WHAT IS ASKED: Write out the listing, please, but only from its first line through the line containing "from matplotlib.ticker import MultipleLocator", exactly as given and without pictures.

RECORDED INFORMATION:
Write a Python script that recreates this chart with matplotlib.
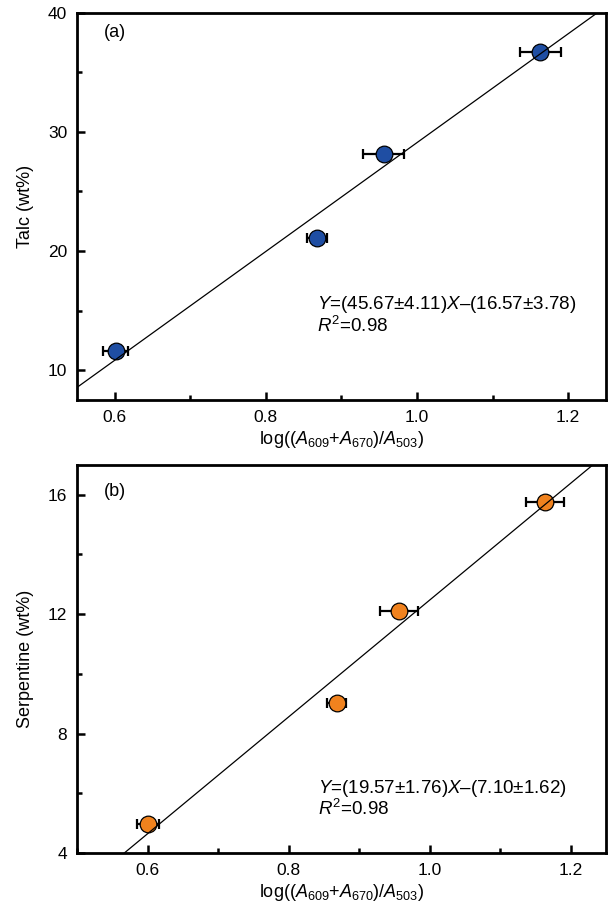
import matplotlib
matplotlib.use("Agg")
import matplotlib.pyplot as plt
import numpy as np
from matplotlib.ticker import MultipleLocator

plt.rcParams['font.family'] = ['Liberation Sans', 'DejaVu Sans']
plt.rcParams['mathtext.fontset'] = 'custom'
plt.rcParams['mathtext.rm'] = 'Liberation Sans'
plt.rcParams['mathtext.it'] = 'Liberation Sans:italic'
plt.rcParams['mathtext.bf'] = 'Liberation Sans:bold'

# Data
x_vals = [0.601, 0.868, 0.956, 1.163]
x_err = [0.016, 0.013, 0.027, 0.027]
talc = [11.62, 21.12, 28.18, 36.73]
serp = [4.98, 9.02, 12.10, 15.75]
talc_fit = (45.67, -16.57)
serp_fit = (19.57, -7.10)

talc_eq = r'$\mathit{Y}$=(45.67±4.11)$\mathit{X}$–(16.57±3.78)'
serp_eq = r'$\mathit{Y}$=(19.57±1.76)$\mathit{X}$–(7.10±1.62)'
r2_text = r'$\mathit{R}^2$=0.98'
xlabel = r'log(($\mathit{A}_{609}$+$\mathit{A}_{670}$)/$\mathit{A}_{503}$)'

fig = plt.figure(figsize=(6.08, 9.11), dpi=100)
ax1 = fig.add_axes([0.1266, 0.561, 0.870, 0.425])
ax2 = fig.add_axes([0.1266, 0.0637, 0.870, 0.426])

def style(ax):
    for s in ax.spines.values():
        s.set_linewidth(2.0)
    ax.tick_params(which='both', direction='in', top=False, right=False, labelsize=12.5, width=1.8, pad=7)
    ax.tick_params(which='major', length=6)
    ax.tick_params(which='minor', length=3.5)
    ax.xaxis.set_major_locator(MultipleLocator(0.2))
    ax.xaxis.set_minor_locator(MultipleLocator(0.1))

def panel(ax, y, fit, color, xlim, ylim, ymaj, ylabel, tag, eq, eqpos):
    ax.set_xlim(*xlim)
    ax.set_ylim(*ylim)
    xs = np.linspace(xlim[0], xlim[1], 200)
    ax.plot(xs, fit[0] * xs + fit[1], color='black', lw=0.9, zorder=4)
    ax.errorbar(x_vals, y, xerr=x_err, fmt='none', ecolor='black', elinewidth=1.6,
                capsize=3.5, capthick=1.6, zorder=2)
    ax.plot(x_vals, y, 'o', ms=12, mfc=color, mec='black', mew=0.9, zorder=3)
    style(ax)
    ax.yaxis.set_major_locator(MultipleLocator(ymaj))
    ax.yaxis.set_minor_locator(MultipleLocator(ymaj / 2))
    ax.set_ylabel(ylabel, fontsize=13, labelpad=10)
    ax.set_xlabel(xlabel, fontsize=13, labelpad=3)
    ax.text(0.05, tag[1], tag[0], transform=ax.transAxes, fontsize=13, va='center', ha='left')
    ax.text(eqpos[0], eqpos[1], eq, transform=ax.transAxes, fontsize=13.5, va='center', ha='left')
    ax.text(eqpos[0], eqpos[2], r2_text, transform=ax.transAxes, fontsize=13.5, va='center', ha='left')

panel(ax1, talc, talc_fit, '#1f4ea3', (0.55, 1.25), (7.5, 40), 10, 'Talc (wt%)',
      ('(a)', 0.948), talc_eq, (0.453, 0.246, 0.19))
panel(ax2, serp, serp_fit, '#f0821e', (0.5, 1.25), (4, 17), 4, 'Serpentine (wt%)',
      ('(b)', 0.931), serp_eq, (0.456, 0.167, 0.113))

fig.savefig('out.png', dpi=100)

FINAL RESULT:
Write a Python script that recreates this chart with matplotlib.
import matplotlib
matplotlib.use("Agg")
import matplotlib.pyplot as plt
import numpy as np
from matplotlib.ticker import MultipleLocator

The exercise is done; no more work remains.